Stablecoins are transforming cross-border money transfers, particularly remittances, by offering a faster, cheaper, and more accessible alternative to traditional banking systems, wire transfers like SWIFT, and established money transfer operators such as Western Union.
The Persistent Pain of Traditional Remittances
Sending money across borders has long been slow and expensive. The global average cost for a $200 remittance hovers around 6.49%, rising even higher in regions like sub-Saharan Africa. Settlements can take 1 to 5 business days, restricted to banking hours, and often involve multiple intermediaries that add fees and reduce transparency. With annual global remittances to low- and middle-income countries exceeding $685 billion, even small inefficiencies result in billions of dollars lost to costs and delays.

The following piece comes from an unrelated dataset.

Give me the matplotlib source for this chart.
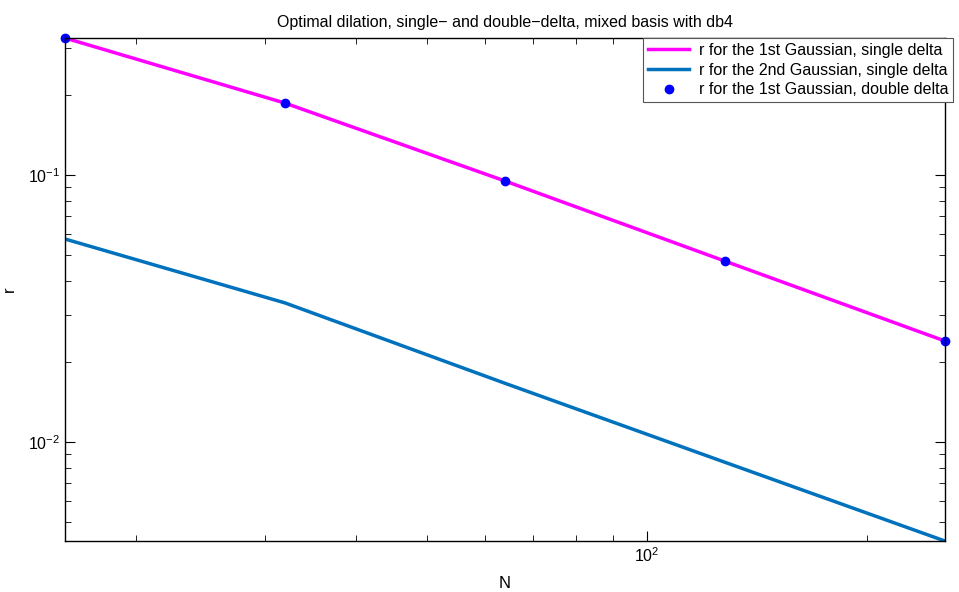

What Makes Stablecoins Different
Stablecoins, such as USDT and USDC, are cryptocurrencies designed to maintain a stable value, typically pegged to the US dollar. They combine the stability of traditional money with the efficiency of blockchain technology, enabling near-instant, peer-to-peer transfers without the need for correspondent banks.
Unlike volatile cryptocurrencies like Bitcoin, stablecoins function more like digital cash. Transfers occur in minutes or even seconds, 24 hours a day, 7 days a week. Transaction costs often fall below 1–2%—sometimes just pennies in network fees—thanks to fewer intermediaries and minimal foreign exchange markups. This makes them especially valuable in high-remittance corridors across Latin America, Africa, Southeast Asia, and the Philippines, where overseas workers send tens of billions home each year.
Rapid Growth and Real-World Adoption
The stablecoin market has grown significantly, with total market capitalization surpassing $300 billion. Annual transaction volumes have reached tens of trillions of dollars. Major institutions are taking notice: payment giants like Visa have reported substantial stablecoin settlement volumes, while fintech platforms in emerging markets are integrating stablecoins into everyday use.
In practice, the process is straightforward. A sender converts local currency to a stablecoin through an exchange or app, transfers it instantly via blockchain networks such as Ethereum, Tron, or Polygon, and the recipient converts it to local currency or spends it directly. On-ramps and off-ramps connect seamlessly to mobile money systems and local banks, extending access to underbanked populations.
Key Benefits Driving Adoption
- Speed and Availability: 24/7 global transfers eliminate delays caused by weekends or holidays.
- Cost Efficiency: More money reaches recipients instead of intermediaries.
- Transparency: Every transaction is recorded on a public blockchain.
- Financial Inclusion: Anyone with a smartphone and internet can participate.
- Programmability: Smart contracts enable automated, conditional payments ideal for business and supply chains.
Challenges Ahead
Despite the momentum, stablecoins face hurdles. Regulations vary widely by country—some embrace them while others remain cautious. Liquidity and on-ramp/off-ramp infrastructure can be limited in certain regions. Risks include rare de-pegging events, custody concerns, and the need for robust compliance with anti-money laundering rules. Stablecoins still represent a fraction of total global payments, but their share is expanding rapidly.
The Future of Money Movement
Stablecoins are not replacing the entire financial system overnight, but they are carving out a powerful niche in remittances, business-to-business settlements, and treasury management. As regulatory frameworks mature—particularly in the United States—and institutional integration deepens, this quiet revolution is poised to accelerate.
For individuals sending money internationally or businesses managing cross-border flows, stablecoins already offer compelling advantages today. The shift may be quiet, but its impact on how the world moves money is becoming impossible to ignore.